I started sharing my vinyl collection on Instagram about a year ago (@rgr_vinyl). It’s great to see there are so many vinyl lovers on Instagram. It became a new way of finding new music and share great vinyl stories!
What’s your philosophy behind collecting records and how has that evolved since you started collecting up until the present day?
Music you love deserves to be bought: support the musicians and your local record dealer. I do have a membership on Apple Music, and I listen to new albums on my iPhone or MacBook. When I like an album, I go to my local record store Kroese (I have been coming there since I was a kid) or Senor Hernandez and buy the record. Nijmegen is a great city for some crate digging.
Listening to music on vinyl to me is experiencing an album in a different way: you really take your time for music when you put a vinyl record on your turntable, lower the needle and sit down to listen to it. Vinyl makes sure you give the music all the attention it deserves.

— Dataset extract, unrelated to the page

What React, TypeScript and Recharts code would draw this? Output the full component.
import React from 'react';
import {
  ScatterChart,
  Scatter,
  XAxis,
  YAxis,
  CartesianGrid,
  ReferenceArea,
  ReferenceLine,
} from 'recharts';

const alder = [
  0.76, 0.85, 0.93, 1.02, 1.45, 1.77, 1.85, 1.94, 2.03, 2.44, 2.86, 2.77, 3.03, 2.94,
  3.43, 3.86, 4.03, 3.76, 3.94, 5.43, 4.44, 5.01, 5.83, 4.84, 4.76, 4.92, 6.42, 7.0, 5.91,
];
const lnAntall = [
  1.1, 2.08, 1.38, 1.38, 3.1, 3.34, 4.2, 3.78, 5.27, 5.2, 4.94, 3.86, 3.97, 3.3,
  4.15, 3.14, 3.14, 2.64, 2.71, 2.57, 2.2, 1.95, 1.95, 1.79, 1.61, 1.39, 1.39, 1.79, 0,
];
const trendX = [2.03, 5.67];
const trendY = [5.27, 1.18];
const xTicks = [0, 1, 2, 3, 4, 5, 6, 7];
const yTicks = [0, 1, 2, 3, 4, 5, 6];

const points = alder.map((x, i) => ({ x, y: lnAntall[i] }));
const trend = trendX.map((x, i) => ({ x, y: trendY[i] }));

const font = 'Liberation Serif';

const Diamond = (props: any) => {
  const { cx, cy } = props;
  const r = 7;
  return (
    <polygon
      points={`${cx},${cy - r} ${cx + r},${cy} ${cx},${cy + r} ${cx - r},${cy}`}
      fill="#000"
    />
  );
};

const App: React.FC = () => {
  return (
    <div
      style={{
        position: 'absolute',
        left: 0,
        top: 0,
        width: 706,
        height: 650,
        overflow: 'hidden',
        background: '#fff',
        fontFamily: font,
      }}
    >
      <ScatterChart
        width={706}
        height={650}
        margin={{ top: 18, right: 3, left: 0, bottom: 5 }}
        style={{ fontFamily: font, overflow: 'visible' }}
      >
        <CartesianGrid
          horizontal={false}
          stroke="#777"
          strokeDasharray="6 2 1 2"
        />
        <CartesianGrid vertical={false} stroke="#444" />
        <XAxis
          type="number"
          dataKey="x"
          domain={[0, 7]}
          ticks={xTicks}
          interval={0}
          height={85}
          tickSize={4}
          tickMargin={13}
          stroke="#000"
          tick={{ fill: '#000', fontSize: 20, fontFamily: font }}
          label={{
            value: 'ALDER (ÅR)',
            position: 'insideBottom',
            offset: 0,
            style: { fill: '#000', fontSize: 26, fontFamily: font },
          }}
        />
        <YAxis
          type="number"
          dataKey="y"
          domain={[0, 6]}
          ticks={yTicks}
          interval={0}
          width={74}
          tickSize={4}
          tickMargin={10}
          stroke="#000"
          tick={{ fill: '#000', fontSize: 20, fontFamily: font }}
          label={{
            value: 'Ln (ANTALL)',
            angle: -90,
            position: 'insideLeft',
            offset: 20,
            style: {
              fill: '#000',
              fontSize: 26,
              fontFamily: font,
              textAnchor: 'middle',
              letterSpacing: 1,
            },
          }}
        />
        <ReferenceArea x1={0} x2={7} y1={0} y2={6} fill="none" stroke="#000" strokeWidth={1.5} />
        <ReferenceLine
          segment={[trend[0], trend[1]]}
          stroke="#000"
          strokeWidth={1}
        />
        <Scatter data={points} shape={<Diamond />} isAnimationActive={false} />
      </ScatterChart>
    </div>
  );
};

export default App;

If you could only take three records from your collection to listen for the rest of your life, what would they be and why?

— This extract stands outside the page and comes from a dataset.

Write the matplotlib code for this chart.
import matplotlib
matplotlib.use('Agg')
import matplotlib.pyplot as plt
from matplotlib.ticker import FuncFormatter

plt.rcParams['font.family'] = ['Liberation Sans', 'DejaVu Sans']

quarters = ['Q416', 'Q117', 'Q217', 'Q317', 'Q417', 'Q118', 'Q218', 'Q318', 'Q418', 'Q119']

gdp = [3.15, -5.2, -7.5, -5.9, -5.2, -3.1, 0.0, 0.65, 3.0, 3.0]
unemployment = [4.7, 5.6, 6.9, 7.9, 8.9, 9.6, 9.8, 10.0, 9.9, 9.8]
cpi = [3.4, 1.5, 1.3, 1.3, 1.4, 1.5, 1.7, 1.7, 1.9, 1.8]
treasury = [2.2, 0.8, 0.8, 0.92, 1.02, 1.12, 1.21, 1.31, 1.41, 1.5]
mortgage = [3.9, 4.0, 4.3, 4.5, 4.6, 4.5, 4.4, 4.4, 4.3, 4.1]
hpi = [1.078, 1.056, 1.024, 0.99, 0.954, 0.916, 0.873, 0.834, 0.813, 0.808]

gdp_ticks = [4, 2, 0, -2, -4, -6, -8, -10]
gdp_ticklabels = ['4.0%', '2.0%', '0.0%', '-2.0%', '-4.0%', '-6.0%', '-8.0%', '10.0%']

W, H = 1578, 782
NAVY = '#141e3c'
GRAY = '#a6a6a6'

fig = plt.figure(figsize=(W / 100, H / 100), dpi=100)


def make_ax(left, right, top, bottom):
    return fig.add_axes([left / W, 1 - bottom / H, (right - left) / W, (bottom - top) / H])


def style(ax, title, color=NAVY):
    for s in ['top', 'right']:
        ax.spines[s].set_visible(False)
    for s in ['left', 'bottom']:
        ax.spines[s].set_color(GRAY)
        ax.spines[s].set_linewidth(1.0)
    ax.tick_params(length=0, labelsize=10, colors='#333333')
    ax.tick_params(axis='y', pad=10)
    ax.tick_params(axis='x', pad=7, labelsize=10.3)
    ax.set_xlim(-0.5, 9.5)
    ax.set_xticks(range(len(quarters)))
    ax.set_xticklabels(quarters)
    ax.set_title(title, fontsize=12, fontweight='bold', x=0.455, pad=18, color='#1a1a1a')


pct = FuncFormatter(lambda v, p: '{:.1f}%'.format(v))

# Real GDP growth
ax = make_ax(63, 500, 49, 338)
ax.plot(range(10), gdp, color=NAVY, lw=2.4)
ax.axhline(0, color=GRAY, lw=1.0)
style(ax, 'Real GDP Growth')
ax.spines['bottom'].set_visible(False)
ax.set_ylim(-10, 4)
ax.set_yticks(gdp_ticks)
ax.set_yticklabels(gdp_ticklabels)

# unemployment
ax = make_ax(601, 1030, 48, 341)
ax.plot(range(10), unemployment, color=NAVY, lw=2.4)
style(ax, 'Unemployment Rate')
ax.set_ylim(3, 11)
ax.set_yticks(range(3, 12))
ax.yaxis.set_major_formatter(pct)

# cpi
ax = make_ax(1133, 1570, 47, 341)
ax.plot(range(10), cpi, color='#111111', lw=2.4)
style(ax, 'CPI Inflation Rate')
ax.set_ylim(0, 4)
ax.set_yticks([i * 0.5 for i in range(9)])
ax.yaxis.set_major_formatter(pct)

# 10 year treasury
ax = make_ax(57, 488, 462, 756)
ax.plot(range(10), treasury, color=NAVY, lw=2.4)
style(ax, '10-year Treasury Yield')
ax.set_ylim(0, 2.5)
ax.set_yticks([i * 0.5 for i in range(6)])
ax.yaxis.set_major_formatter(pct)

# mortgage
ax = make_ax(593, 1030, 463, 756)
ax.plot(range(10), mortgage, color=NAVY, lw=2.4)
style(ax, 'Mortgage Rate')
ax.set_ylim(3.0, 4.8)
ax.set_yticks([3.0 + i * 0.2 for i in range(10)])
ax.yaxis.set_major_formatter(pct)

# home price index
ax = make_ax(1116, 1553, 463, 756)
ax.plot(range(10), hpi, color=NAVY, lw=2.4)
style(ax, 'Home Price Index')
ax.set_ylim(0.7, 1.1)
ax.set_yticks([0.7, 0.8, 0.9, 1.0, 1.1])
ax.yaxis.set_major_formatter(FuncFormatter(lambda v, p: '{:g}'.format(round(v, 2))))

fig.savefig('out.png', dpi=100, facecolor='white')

It’s a cliché, but my answer will be different on a weekly base. There are way too many amazing albums.
Does a box set count as one? If it does, then I would definitely take Mark Lanegan’s box set containing his first five solo studio albums (The Winding Sheet, Whiskey for the Holy Ghost, Scraps at Midnight, Field Songs and I’ll take care of you). Amazing albums and they never bore me.

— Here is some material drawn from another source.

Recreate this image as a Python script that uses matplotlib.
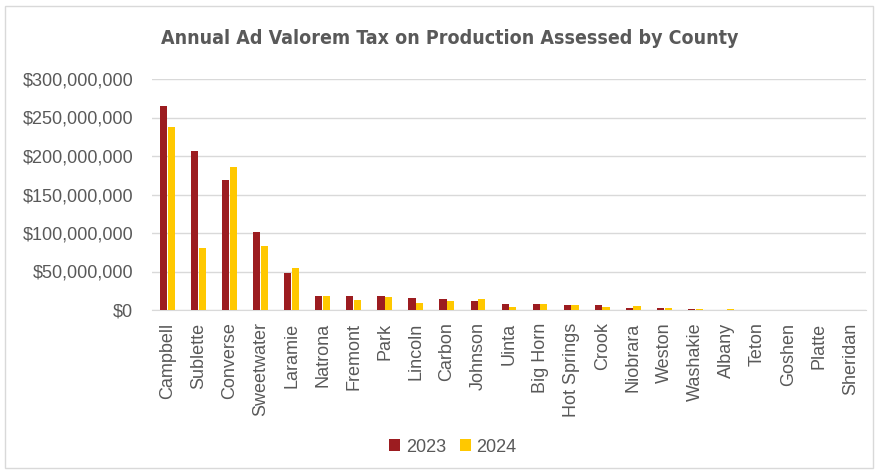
import numpy as np
import matplotlib.pyplot as plt
from matplotlib.ticker import FuncFormatter
from matplotlib.patches import Rectangle

condados = ['Campbell', 'Sublette', 'Converse', 'Sweetwater', 'Laramie', 'Natrona',
            'Fremont', 'Park', 'Lincoln', 'Carbon', 'Johnson', 'Uinta', 'Big Horn',
            'Hot Springs', 'Crook', 'Niobrara', 'Weston', 'Washakie', 'Albany',
            'Teton', 'Goshen', 'Platte', 'Sheridan']
# millones de dolares
valores2023 = [264.3, 206.5, 168.3, 101.7, 47.8, 18.3, 18.3, 17.8, 15.7, 14.3, 12.2,
               8.3, 7.4, 6.5, 6.1, 2.6, 2.2, 1.7, 0.3, 0, 0, 0, 0]
valores2024 = [237.4, 80.9, 185.7, 83.0, 54.8, 18.3, 13.0, 17.0, 9.6, 12.2, 14.3,
               3.9, 7.4, 6.5, 4.3, 4.8, 2.2, 1.3, 1.1, 0, 0, 0, 0]

gris = '#595959'
rojo = '#9C1C20'
amarillo = '#FFC800'
plt.rcParams['font.family'] = ['Liberation Sans', 'DejaVu Sans']

fig = plt.figure(figsize=(8.77, 4.71), dpi=100)
fig.patches.append(Rectangle((0.006, 0.006), 0.99, 0.982, transform=fig.transFigure,
                             fill=False, edgecolor='#d9d9d9', linewidth=1))
ax = fig.add_axes([152/877, 1-310/471, (866-152)/877, (310-79)/471])

x = np.arange(len(condados))
ancho = 0.23
ax.bar(x - 0.125, np.array(valores2023)*1e6, ancho, color=rojo, label='2023', zorder=3)
ax.bar(x + 0.125, np.array(valores2024)*1e6, ancho, color=amarillo, label='2024', zorder=3)

ax.set_ylim(0, 300e6)
ax.set_yticks(np.arange(0, 300e6+1, 50e6))
ax.yaxis.set_major_formatter(FuncFormatter(lambda v, p: f'${v:,.0f}'))
ax.set_xlim(-0.5, len(condados) - 0.5)
ax.set_xticks(x)
ax.set_xticklabels(condados, rotation=90)
ax.tick_params(axis='both', length=0, colors=gris)
ax.tick_params(axis='y', labelsize=13, pad=13.5)
ax.tick_params(axis='x', labelsize=13, pad=9)
ax.grid(axis='y', color='#d9d9d9', linewidth=1, zorder=0)
for s in ['top', 'right', 'left']:
    ax.spines[s].set_visible(False)
ax.spines['bottom'].set_color('#d9d9d9')

fig.text(450/877, 1-38/471, 'Annual Ad Valorem Tax on Production Assessed by County',
         ha='center', va='center', fontsize=14, fontweight='bold', color=gris,
         family='DejaVu Sans', fontstretch='condensed')

fig.legend(loc='center', bbox_to_anchor=(453/877, 1-447/471), ncol=2, frameon=False,
           fontsize=13, labelcolor=gris, handlelength=0.6, handleheight=0.6,
           handletextpad=0.3, columnspacing=0.8)

fig.savefig('out.png', dpi=100)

At moment I think I would take Clutch’s From Beale street to Oblivion, Bon Iver’s For Emma… forever ago and Black Sabbath’s Black Sabbath.
Writing this down, I already start doubting my choices. No Nick Cave and The Bad Seeds? Where’s Nick Drake and Tom Waits when you need them? Badmotorfinger? Alice in Chains?Tool’s Undertow? Dax Riggs? Neurosis? Ryan Adams’ Heartbreaker? Three albums is way to few!
Do you have any regrets about not buying any particular records?
In Antwerpen, Belgium, I did not buy Goldfrapp’s Seventh Tree, because I thought it was too expensive. I regret that now. And visiting Seattle, a local record store owner (Zion’s Gate) advised me to buy Saturnalia Temple’s Aion Drakon –an amazing doom band. I didn’t buy it and regretted it, so I went back the day after: the store was closed and I didn’t get the chance to go back before leaving for the Netherlands. Never found that album on vinyl.
Any tips for other record collectors out there?
If you like it, buy it. And most of all: support your local scene! Musicians and record stores. In Nijmegen the music scene is very vibrant and the last couple of years bands like De Staat, Black Bottle Riot, Navarone, Marike Jager and Drive Like Maria (check all these guys out!) are doing great. Supporting local bands by buying their vinyl albums (and visiting their gigs) helps them and gives your collection a nice local flavor.
Next to that, I realize that buying albums online often is less expensive than buying your albums in your local record store. And finding that gem on the internet is great! But collecting vinyl is so much more than just buying an album. For me it’s also the whole experience of doing your research, going to your local record store, talk about your discoveries and buy the album from the guys that live to sell music: the store owners. When you collect vinyl, you enter a small and amazing community. It’s very important to keep that community alive, so support your local record store!